Most New Jersey municipalities have sign ordinances that dictate the type, location, and size of signage. The goals of local regulations generally include protecting the character of the community and preventing visual “clutter” in downtown and other commercial districts. For instance, Red bank currently prohibits all billboards and blinking signs. In order to comply with the First Amendment, sign restrictions must be content-neutral. They must also advance a “legitimate governmental interest,” such as protecting public health, safety, morals, and general welfare.

Red Bank Sign Ordinance Stifling Business Growth?

For businesses, signs not only help attract and direct customers to their location, but also serve to solidify the company’s identity. However, in order to avoid running afoul of local ordinances, companies must be sure to obtain the proper permits and verify that all proposed signage complies with the code. Failing to do so prior to ordering and installing signs can be a costly mistake. 

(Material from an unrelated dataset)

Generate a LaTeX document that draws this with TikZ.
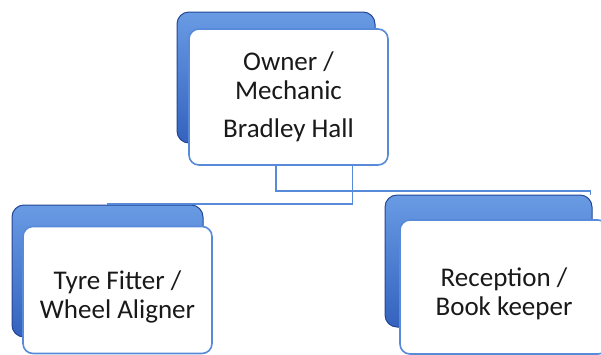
\documentclass[tikz,border=0pt]{standalone}
\usepackage{fontspec}
\setmainfont{Carlito}
\usepackage{tikz}
\definecolor{backblue}{RGB}{52,98,190}
\definecolor{backdark}{RGB}{35,70,150}
\definecolor{backlight}{RGB}{105,155,228}
\definecolor{lineblue}{RGB}{88,138,218}

\begin{document}
\begin{tikzpicture}[x=1pt, y=-1pt,
	backbox/.style={rectangle, rounded corners=12pt, draw=backdark, line width=1pt,
		top color=backlight, bottom color=backblue, inner sep=0pt},
	rolebox/.style={rectangle, rounded corners=10pt, draw=lineblue, line width=1.6pt,
		fill=white, inner sep=0pt, align=center, text=black!90,
		font=\fontsize{27}{29}\selectfont},
	link/.style={draw=lineblue, line width=1.5pt}]
	\useasboundingbox (0,0) rectangle (601,354);
	\clip (0,0) rectangle (601,354);
	% back plates
	\node[backbox, minimum width=198pt, minimum height=131pt] (ownerback) at (276,77.5) {};
	\node[backbox, minimum width=191pt, minimum height=132pt] (tyreback) at (107.5,271) {};
	\node[backbox, minimum width=207pt, minimum height=132pt] (receptionback) at (488.5,261) {};
	% front boxes
	\node[rolebox, minimum width=199pt, minimum height=136pt] (owner) at (288.5,97)
		{Owner /\\Mechanic\\[9pt]Bradley Hall};
	\node[rolebox, minimum width=189pt, minimum height=127pt] (tyre) at (117.5,290)
		{\rule{0pt}{6pt}\\[-2pt]Tyre Fitter /\\Wheel Aligner};
	\node[rolebox, minimum width=208pt, minimum height=134pt] (reception) at (504,287)
		{\rule{0pt}{6pt}\\[-2pt]Reception /\\Book keeper};
	% connectors
	\draw[link] ([xshift=64pt]owner.south) -- ++(0,38) -| (tyreback.north);
	\draw[link] (owner.south -| ownerback.center) -- ++(0,25) -| ([xshift=-2pt]receptionback.north east);
\end{tikzpicture}
\end{document}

Amending Red Bank’s Sign Ordinance

In Red Bank, government officials have been working for several years to streamline the municipality’s sign ordinance. The current debate is whether the proposal to amend the code goes far enough.

James Scavone, executive director of Red Bank River Center, has been a vocal critic. River Center, a non-profit organization, manages Red Bank’s Special Improvement District. “We feel the current draft is injurious to business development in Red Bank and I urge [the council] to reconsider its introduction,” Scavone told The Hub.

According to Scavone, the scaled-down version of the sign ordinance is still too burdensome on businesses and could hinder development. He notes that the sign code is still 14 pages long, which is twice the length of the sign regulations in towns like Princeton, Montclair and Cape May.

The proposed ordinance is scheduled for a public hearing on March 23, 2016. We will be closely following its progress and will post updates as they become available.